Given material
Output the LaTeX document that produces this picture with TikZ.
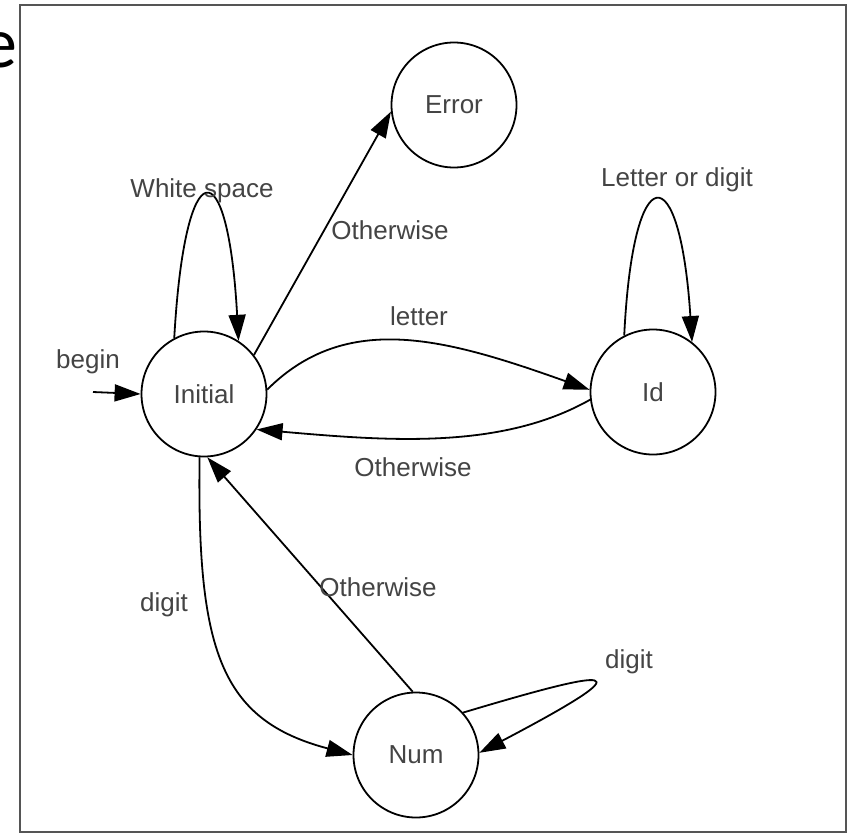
\documentclass[tikz,border=0pt]{standalone}
\usepackage{fontspec}
\setmainfont{Liberation Sans}
\newfontfamily\carlito{Carlito}
\usetikzlibrary{arrows.meta}
\definecolor{textgray}{HTML}{444444}
\definecolor{framegray}{HTML}{555555}
\begin{document}
\begin{tikzpicture}[x=1pt,y=-1pt,
  state/.style={circle, draw=black, line width=1.8pt, minimum size=125pt, inner sep=0pt, text=textgray, font=\fontsize{26}{30}\selectfont},
  lbl/.style={text=textgray, font=\fontsize{26}{30}\selectfont, inner sep=0pt},
  edge/.style={line width=1.8pt, -{Triangle[length=26pt,width=17pt]}},
]
\useasboundingbox (0,0) rectangle (850,835);
\fill[white] (0,0) rectangle (850,835);
\draw[framegray, line width=2pt] (20,5) rectangle (846,832);
\node[anchor=base east, inner sep=0pt, text=black, font=\carlito\fontsize{72}{80}\selectfont] (ecut) at (18,67) {e};

\node[state] (E) at (454,105) {Error};
\node[state] (I) at (204,394) {Initial};
\node[state] (D) at (653,392) {Id};
\node[state] (N) at (416,755) {Num};

\coordinate (b) at (93,392);
\draw[edge] (b) -- (I.180);
\draw[edge] (I.118) .. controls (185,148) and (228,148) .. (I.57);
\draw[edge] (I.38) -- (E.186);
\draw[edge] (I.4) .. controls (347,310) and (447,339) .. (D.178);
\draw[edge] (D.187) .. controls (501,450) and (388,441) .. (I.-34);
\draw[edge] (D.117) .. controls (633,155) and (680,155) .. (D.52);
\draw[edge] (I.-94) .. controls (197,650) and (220,720) .. (N.180);
\draw[edge] (N.93) -- (I.-87);
\draw[edge] (N.42) .. controls (612,668) and (652,662) .. (N.2);

\node[lbl] (lws) at (202,191) {White space};
\node[lbl] (loe) at (390,230) {Otherwise};
\node[lbl] (llet) at (419,316) {letter};
\node[lbl] (loi) at (413,467) {Otherwise};
\node[lbl] (llod) at (677,180) {Letter or digit};
\node[lbl] (lbeg) at (88,362) {begin};
\node[lbl] (ldg1) at (164,605) {digit};
\node[lbl] (lon) at (378,587) {Otherwise};
\node[lbl] (ldg2) at (629,662) {digit};
\end{tikzpicture}
\end{document}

Exercise prompt
Go through the listing above and write it all out exactly, leaving out any picture.

Expected answer
Output the LaTeX document that produces this picture with TikZ.
\documentclass[tikz,border=0pt]{standalone}
\usepackage{fontspec}
\setmainfont{Liberation Sans}
\newfontfamily\carlito{Carlito}
\usetikzlibrary{arrows.meta}
\definecolor{textgray}{HTML}{444444}
\definecolor{framegray}{HTML}{555555}
\begin{document}
\begin{tikzpicture}[x=1pt,y=-1pt,
  state/.style={circle, draw=black, line width=1.8pt, minimum size=125pt, inner sep=0pt, text=textgray, font=\fontsize{26}{30}\selectfont},
  lbl/.style={text=textgray, font=\fontsize{26}{30}\selectfont, inner sep=0pt},
  edge/.style={line width=1.8pt, -{Triangle[length=26pt,width=17pt]}},
]
\useasboundingbox (0,0) rectangle (850,835);
\fill[white] (0,0) rectangle (850,835);
\draw[framegray, line width=2pt] (20,5) rectangle (846,832);
\node[anchor=base east, inner sep=0pt, text=black, font=\carlito\fontsize{72}{80}\selectfont] (ecut) at (18,67) {e};

\node[state] (E) at (454,105) {Error};
\node[state] (I) at (204,394) {Initial};
\node[state] (D) at (653,392) {Id};
\node[state] (N) at (416,755) {Num};

\coordinate (b) at (93,392);
\draw[edge] (b) -- (I.180);
\draw[edge] (I.118) .. controls (185,148) and (228,148) .. (I.57);
\draw[edge] (I.38) -- (E.186);
\draw[edge] (I.4) .. controls (347,310) and (447,339) .. (D.178);
\draw[edge] (D.187) .. controls (501,450) and (388,441) .. (I.-34);
\draw[edge] (D.117) .. controls (633,155) and (680,155) .. (D.52);
\draw[edge] (I.-94) .. controls (197,650) and (220,720) .. (N.180);
\draw[edge] (N.93) -- (I.-87);
\draw[edge] (N.42) .. controls (612,668) and (652,662) .. (N.2);

\node[lbl] (lws) at (202,191) {White space};
\node[lbl] (loe) at (390,230) {Otherwise};
\node[lbl] (llet) at (419,316) {letter};
\node[lbl] (loi) at (413,467) {Otherwise};
\node[lbl] (llod) at (677,180) {Letter or digit};
\node[lbl] (lbeg) at (88,362) {begin};
\node[lbl] (ldg1) at (164,605) {digit};
\node[lbl] (lon) at (378,587) {Otherwise};
\node[lbl] (ldg2) at (629,662) {digit};
\end{tikzpicture}
\end{document}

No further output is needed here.